CHALLENGE:
Pictures stay out of the copy; restate everything else in the material exactly.

AVAILABLE DATA:
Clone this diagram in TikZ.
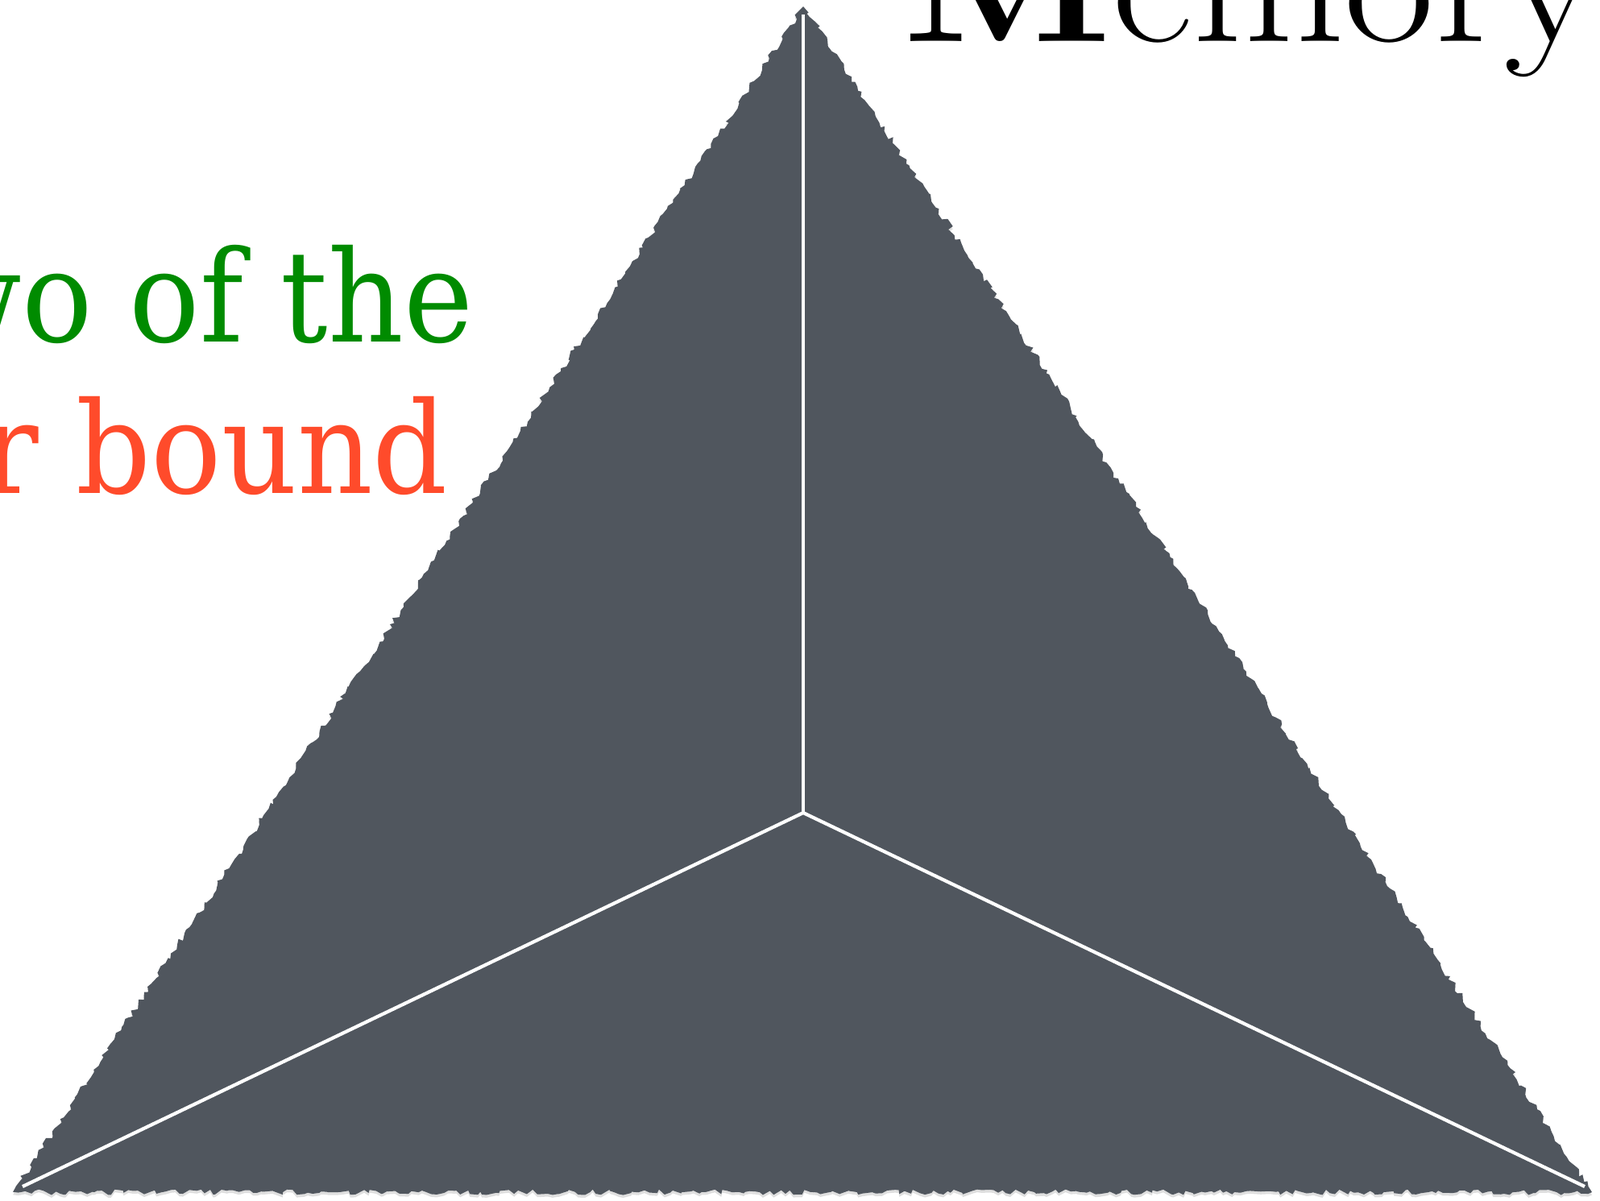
\documentclass[tikz,border=0pt]{standalone}
\usepackage{fontspec}
\newfontfamily\notefont[FakeStretch=0.92]{DejaVu Serif}
\newfontfamily\titlefont[FakeStretch=1.12]{Latin Modern Roman}
\usetikzlibrary{decorations.pathmorphing,shadows}
\definecolor{slate}{RGB}{80,86,94}
\definecolor{leaf}{RGB}{0,139,0}
\definecolor{flame}{RGB}{255,75,43}
\tikzset{
  rough/.style={fill=slate,decorate,
    decoration={random steps,segment length=1.6pt,amplitude=1pt},
    drop shadow={shadow xshift=0pt,shadow yshift=-1pt,opacity=0.25}},
  split/.style={draw=white,line width=1.2pt},
  note/.style={font=\notefont\fontsize{45}{50}\selectfont,text=#1,
    anchor=base east,inner sep=0pt},
  note/.default=leaf,
  title/.style={font=\titlefont\fontsize{62}{70}\selectfont,anchor=base west,inner sep=0pt},
}

\begin{document}
\begin{tikzpicture}[x=0.01cm,y=-0.01cm]
  \useasboundingbox (0,0) rectangle (1986,1490);
  % triangle
  \coordinate (apex) at (997,8);
  \coordinate (left) at (16,1480);
  \coordinate (right) at (1976,1480);
  \fill[rough] (apex) -- (left) -- (right) -- cycle;
  % split lines
  \coordinate (top) at (997,18);
  \coordinate (mid) at (997,1009);
  \coordinate (bl) at (28,1473);
  \coordinate (br) at (1967,1473);
  \draw[split] (top) -- (mid);
  \draw[split] (bl) -- (mid) -- (br);
  % labels
  \node[title] (mem) at (1120,51) {\textbf{M}emory};
  \node[note=leaf] (pick) at (588,424) {wo of the};
  \node[note=flame] (bound) at (557,612) {r bound};
\end{tikzpicture}
\end{document}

WRITTEN SOLUTION:
Clone this diagram in TikZ.
\documentclass[tikz,border=0pt]{standalone}
\usepackage{fontspec}
\newfontfamily\notefont[FakeStretch=0.92]{DejaVu Serif}
\newfontfamily\titlefont[FakeStretch=1.12]{Latin Modern Roman}
\usetikzlibrary{decorations.pathmorphing,shadows}
\definecolor{slate}{RGB}{80,86,94}
\definecolor{leaf}{RGB}{0,139,0}
\definecolor{flame}{RGB}{255,75,43}
\tikzset{
  rough/.style={fill=slate,decorate,
    decoration={random steps,segment length=1.6pt,amplitude=1pt},
    drop shadow={shadow xshift=0pt,shadow yshift=-1pt,opacity=0.25}},
  split/.style={draw=white,line width=1.2pt},
  note/.style={font=\notefont\fontsize{45}{50}\selectfont,text=#1,
    anchor=base east,inner sep=0pt},
  note/.default=leaf,
  title/.style={font=\titlefont\fontsize{62}{70}\selectfont,anchor=base west,inner sep=0pt},
}

\begin{document}
\begin{tikzpicture}[x=0.01cm,y=-0.01cm]
  \useasboundingbox (0,0) rectangle (1986,1490);
  % triangle
  \coordinate (apex) at (997,8);
  \coordinate (left) at (16,1480);
  \coordinate (right) at (1976,1480);
  \fill[rough] (apex) -- (left) -- (right) -- cycle;
  % split lines
  \coordinate (top) at (997,18);
  \coordinate (mid) at (997,1009);
  \coordinate (bl) at (28,1473);
  \coordinate (br) at (1967,1473);
  \draw[split] (top) -- (mid);
  \draw[split] (bl) -- (mid) -- (br);
  % labels
  \node[title] (mem) at (1120,51) {\textbf{M}emory};
  \node[note=leaf] (pick) at (588,424) {wo of the};
  \node[note=flame] (bound) at (557,612) {r bound};
\end{tikzpicture}
\end{document}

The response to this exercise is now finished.